* Work to do
Output exactly the span of lines that begins at the line containing "Output the component" and ends at the line containing "YAxis, ReferenceLine, Legend", both lines included.

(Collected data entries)
↓↓↓
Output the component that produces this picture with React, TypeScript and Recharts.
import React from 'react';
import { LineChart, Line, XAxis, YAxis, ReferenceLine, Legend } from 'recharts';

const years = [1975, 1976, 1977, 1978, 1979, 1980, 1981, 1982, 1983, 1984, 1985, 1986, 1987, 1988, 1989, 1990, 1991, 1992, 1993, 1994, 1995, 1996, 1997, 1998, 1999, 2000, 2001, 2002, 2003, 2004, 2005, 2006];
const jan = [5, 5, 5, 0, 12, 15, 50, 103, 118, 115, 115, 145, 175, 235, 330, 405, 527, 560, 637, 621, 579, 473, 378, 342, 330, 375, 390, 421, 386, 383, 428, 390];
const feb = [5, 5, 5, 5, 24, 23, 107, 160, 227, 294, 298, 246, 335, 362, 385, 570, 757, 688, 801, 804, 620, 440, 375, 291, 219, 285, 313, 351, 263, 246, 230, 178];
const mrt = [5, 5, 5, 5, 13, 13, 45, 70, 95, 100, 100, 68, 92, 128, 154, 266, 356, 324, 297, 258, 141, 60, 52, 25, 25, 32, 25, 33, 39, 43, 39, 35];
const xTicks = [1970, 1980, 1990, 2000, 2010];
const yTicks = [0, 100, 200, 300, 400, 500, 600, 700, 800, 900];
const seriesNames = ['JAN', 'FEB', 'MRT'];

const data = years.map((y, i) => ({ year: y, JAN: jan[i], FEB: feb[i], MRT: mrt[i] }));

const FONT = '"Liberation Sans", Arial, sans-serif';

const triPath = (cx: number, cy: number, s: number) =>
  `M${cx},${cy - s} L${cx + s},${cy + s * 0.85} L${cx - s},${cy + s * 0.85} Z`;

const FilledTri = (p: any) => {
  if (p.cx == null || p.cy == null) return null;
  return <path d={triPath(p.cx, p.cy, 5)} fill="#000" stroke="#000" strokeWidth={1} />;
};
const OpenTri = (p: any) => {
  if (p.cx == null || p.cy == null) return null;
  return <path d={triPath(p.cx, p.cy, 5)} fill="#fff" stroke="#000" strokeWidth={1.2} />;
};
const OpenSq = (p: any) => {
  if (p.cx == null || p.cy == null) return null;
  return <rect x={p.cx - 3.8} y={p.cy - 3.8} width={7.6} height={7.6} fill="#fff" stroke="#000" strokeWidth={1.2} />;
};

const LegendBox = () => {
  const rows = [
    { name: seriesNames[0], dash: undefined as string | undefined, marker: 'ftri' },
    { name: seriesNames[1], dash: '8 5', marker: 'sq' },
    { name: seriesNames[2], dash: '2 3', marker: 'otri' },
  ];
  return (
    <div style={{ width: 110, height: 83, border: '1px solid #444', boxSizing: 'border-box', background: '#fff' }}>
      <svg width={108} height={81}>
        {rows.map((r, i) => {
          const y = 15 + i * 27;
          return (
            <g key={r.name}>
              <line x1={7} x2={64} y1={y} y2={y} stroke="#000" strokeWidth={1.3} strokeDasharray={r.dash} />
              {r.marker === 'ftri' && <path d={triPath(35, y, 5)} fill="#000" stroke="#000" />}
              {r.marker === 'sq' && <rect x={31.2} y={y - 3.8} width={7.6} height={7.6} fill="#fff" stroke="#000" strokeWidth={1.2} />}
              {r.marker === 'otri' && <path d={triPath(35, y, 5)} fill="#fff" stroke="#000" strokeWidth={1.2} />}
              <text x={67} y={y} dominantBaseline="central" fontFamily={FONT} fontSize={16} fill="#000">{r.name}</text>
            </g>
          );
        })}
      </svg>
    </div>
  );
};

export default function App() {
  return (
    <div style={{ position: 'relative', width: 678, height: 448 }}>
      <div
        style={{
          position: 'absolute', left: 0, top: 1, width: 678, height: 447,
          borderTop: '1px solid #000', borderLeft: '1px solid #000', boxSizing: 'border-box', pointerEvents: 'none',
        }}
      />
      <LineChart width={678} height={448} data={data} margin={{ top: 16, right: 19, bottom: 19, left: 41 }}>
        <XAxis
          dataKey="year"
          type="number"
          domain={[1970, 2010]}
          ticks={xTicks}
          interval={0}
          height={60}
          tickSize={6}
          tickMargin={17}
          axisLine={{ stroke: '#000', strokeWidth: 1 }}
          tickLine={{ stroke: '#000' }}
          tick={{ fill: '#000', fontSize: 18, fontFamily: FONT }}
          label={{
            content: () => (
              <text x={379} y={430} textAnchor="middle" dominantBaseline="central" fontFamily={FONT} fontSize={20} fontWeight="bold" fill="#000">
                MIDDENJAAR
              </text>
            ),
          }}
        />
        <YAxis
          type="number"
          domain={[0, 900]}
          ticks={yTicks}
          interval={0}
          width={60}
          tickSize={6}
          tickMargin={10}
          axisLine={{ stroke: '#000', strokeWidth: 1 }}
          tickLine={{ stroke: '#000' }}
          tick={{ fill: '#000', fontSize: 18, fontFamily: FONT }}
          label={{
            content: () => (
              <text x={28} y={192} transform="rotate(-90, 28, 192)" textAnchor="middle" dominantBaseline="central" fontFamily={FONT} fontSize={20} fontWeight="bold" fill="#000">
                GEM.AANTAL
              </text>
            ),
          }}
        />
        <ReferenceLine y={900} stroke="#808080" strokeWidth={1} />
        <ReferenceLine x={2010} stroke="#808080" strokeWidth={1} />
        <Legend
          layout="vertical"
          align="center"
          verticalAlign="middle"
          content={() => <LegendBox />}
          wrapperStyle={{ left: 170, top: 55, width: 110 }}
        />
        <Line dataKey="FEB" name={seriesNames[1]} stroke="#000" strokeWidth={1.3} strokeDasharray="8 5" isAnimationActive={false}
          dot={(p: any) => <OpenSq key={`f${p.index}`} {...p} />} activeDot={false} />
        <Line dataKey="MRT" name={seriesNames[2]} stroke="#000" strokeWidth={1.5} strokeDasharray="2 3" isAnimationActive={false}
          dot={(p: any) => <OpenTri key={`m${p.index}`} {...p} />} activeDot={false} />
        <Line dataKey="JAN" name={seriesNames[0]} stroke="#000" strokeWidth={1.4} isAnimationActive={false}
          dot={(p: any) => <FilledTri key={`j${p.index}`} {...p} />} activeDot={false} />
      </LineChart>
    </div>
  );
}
↑↑↑
↓↓↓
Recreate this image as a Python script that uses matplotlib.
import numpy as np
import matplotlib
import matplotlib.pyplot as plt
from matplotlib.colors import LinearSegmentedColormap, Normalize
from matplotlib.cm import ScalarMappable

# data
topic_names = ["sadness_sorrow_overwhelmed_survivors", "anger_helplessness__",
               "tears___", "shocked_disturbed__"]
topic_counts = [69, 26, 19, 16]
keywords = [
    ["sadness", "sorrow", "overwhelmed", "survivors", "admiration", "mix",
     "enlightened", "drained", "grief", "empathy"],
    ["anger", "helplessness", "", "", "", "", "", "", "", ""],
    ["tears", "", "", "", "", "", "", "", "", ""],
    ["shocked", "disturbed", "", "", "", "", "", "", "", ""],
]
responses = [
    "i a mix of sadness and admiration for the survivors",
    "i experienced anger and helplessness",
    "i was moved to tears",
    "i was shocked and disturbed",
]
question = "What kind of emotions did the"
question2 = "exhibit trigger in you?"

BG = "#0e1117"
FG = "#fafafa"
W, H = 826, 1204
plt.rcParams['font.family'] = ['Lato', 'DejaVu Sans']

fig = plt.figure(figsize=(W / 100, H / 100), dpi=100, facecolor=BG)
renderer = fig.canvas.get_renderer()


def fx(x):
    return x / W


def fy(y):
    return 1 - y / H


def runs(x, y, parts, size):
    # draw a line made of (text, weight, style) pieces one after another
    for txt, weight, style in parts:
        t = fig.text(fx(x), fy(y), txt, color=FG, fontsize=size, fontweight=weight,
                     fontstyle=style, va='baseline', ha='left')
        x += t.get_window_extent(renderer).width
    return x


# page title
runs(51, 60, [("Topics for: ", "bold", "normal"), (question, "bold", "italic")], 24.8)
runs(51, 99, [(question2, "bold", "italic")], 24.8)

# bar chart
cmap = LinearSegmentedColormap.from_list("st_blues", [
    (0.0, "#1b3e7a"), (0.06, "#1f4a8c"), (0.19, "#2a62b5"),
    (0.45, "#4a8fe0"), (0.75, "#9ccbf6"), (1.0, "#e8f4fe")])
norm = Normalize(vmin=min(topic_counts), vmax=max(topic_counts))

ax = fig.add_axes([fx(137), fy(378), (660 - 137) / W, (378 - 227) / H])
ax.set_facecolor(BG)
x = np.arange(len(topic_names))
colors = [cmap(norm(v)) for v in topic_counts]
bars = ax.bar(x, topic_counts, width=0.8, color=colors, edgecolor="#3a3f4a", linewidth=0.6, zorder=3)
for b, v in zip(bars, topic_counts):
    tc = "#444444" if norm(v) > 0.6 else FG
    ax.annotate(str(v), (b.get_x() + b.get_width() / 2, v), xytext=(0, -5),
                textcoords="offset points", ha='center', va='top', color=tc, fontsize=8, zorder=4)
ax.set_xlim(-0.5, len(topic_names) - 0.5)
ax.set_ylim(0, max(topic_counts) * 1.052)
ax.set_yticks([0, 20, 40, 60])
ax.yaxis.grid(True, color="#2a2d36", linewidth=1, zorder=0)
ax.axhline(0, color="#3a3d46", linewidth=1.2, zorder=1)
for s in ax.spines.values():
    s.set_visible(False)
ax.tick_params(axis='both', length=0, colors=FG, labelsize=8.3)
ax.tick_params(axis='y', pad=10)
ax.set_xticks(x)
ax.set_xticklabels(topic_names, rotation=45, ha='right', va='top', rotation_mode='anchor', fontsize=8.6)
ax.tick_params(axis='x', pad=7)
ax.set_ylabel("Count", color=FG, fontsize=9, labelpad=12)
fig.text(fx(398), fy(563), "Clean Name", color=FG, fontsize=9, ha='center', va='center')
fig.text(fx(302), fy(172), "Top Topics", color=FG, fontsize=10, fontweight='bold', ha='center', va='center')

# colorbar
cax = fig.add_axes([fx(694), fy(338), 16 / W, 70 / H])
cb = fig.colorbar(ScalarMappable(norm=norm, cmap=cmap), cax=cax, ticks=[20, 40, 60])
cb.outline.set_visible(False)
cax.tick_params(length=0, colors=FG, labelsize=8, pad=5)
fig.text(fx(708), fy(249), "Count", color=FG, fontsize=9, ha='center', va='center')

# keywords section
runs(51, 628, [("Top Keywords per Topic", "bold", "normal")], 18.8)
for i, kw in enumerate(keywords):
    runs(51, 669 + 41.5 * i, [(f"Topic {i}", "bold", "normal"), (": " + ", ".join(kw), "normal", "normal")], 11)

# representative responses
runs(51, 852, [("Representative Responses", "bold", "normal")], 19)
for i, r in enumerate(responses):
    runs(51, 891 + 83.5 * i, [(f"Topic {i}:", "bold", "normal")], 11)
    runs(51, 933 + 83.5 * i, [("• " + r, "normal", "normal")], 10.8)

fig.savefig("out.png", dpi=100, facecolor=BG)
↑↑↑
* Response to this exercise
Output the component that produces this picture with React, TypeScript and Recharts.
import React from 'react';
import { LineChart, Line, XAxis, YAxis, ReferenceLine, Legend } from 'recharts';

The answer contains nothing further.